Income-based approaches rely on uncertain financial forecasts and subjective cost of capital (aka “rate of return”) estimates. These valuations can be volatile and easy to manipulate. Therefore, as a stand-alone measure, the income approach may not always be reliable.
Situations that require the income approach include intangible asset valuations, valuations of companies with significant projected changes in cash flows, and pre-revenue companies such as those in life-science industries.
Accurate valuation point-estimates are almost irrelevant in many important use cases. Income approach shines in capital budgeting, choosing investment alternatives, or tracking investment returns on privately held securities or business interests. This is where relative, not absolute, values matter. DCF models are used as the backbone of strategic planning process where 100-page presentations can be condensed into a single, quantifiable and actionable measure of project’s success or failure.
The Market Approach relies on recent transactions where similar types of businesses, assets or securities changed hands. Transaction prices help us develop valuation metrics such as market multiples that represent the relationship between financial performance and business value. Comparable security prices, with or without adjustments, can also help estimate the value of a subject instrument. The most common market-based methods may rely on the information obtained from:
◊ Guideline public companies,
◊ Guideline transactions,
◊ Transactions in company’s own securities.
The market approach may appear more intuitive as it is commonplace in our professional and personal lives. It is common to talk about business valuations as multiples of EBITDA or real estate values in terms of price per square foot.
While commonly reduced to seemingly trivial multiplication of two simple numbers, neither the multiple nor the financial measure are certain. Accurate implementation requires substantial analytical procedures:
◊ identifying maximally comparable transactions,
◊ calculating appropriate multiples for each comparable company or transaction,
◊ selecting and blending most applicable multiples (e.g. revenue, EBITDA, book value),
◊ calculating financial measures of a subject company, e.g. revenue or EBITDA, in a manner consistent with guideline companies financial reporting standards (not straightforward),
◊ adjusting for any financial attribute of a subject company that was not captured by multiples (e.g. NOLs or excess cash).

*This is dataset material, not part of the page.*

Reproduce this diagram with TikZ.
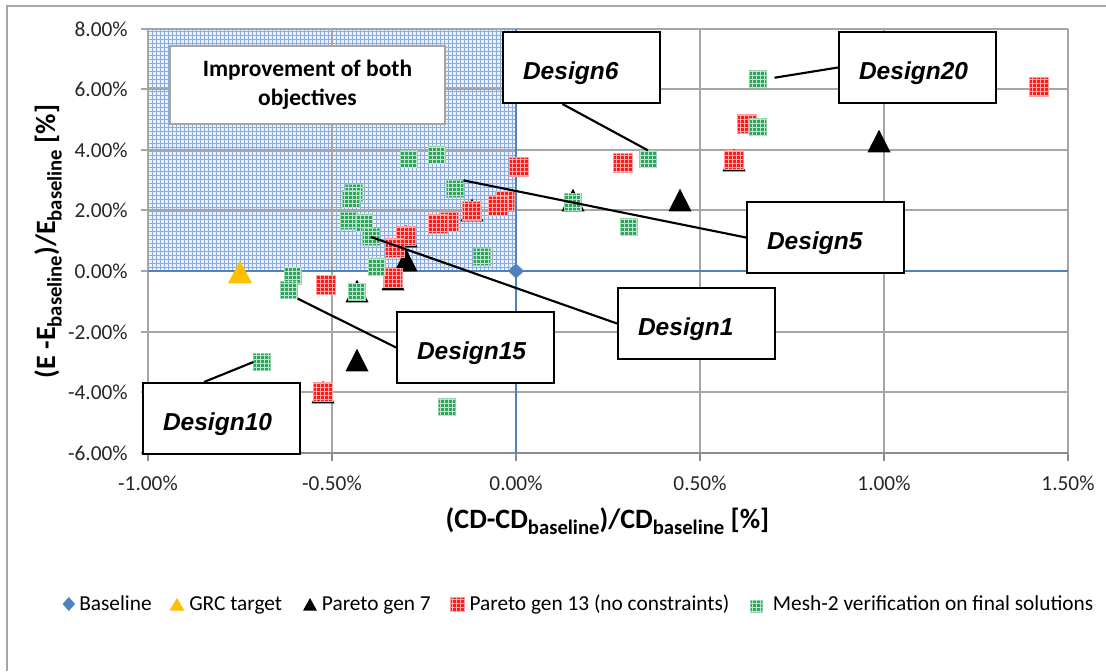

The Market approach works well for established businesses in steady financial markets. Yet, it is rarely appropriate for fast-growing start-ups, can’t be used in valuing intangible assets or most Level 3 financial instruments. One of the biggest concerns comes from the fact that market approach can be as volatile as markets themselves. It does not protect against pricing bubbles, and can move in the direction opposite the subject company’s business performance.
DCF vs. Market Approach
The biggest concern with DCF is that it needs an uncertain financial forecast and therefore is not reliable. The method can be easily manipulated with a myriad of subjective assumptions such as discount rates, terminal growth rates or cash flow adjustments. While true, many of these issues can be mitigated by good valuation policy.
The market approach may provide a false sense of security. As illustrated above, its accurate implementation is complex, especially for companies that grow fast or pursue new business models. There is just as much subjectivity in the market approach as in the income approach.
Selecting multiples for companies such as Uber (should we apply transportation or technology company multiples) or PayPal (should we apply technology or lender multiples) is highly subjective and just as unreliable in producing valuation point-estimates.
In most valuations the preference is to use both methods. Traditionally, we implement each method independent of one another. Practitioners weigh different value conclusions based on the relative strengths and weaknesses of the underlying analysis. A small biotech company may give greater weight to an income approach, while an established electronics manufacturer is likely to emphasize the market approach.
Reconciling different valuation approaches is important. In situations where methods produce highly disparate valuations, the common view is that one or both valuations are wrong. It is typically up to a valuation specialist to identify and correct the issue to arrive at the consistent values.
Just as with most things, greater effort (within reason) produces better valuation, but improvement is not gradual. For the valuation to be meaningful it has to cover all relevant issues and factors to a sufficient depth. Numbers can change dramatically in the eleventh hour.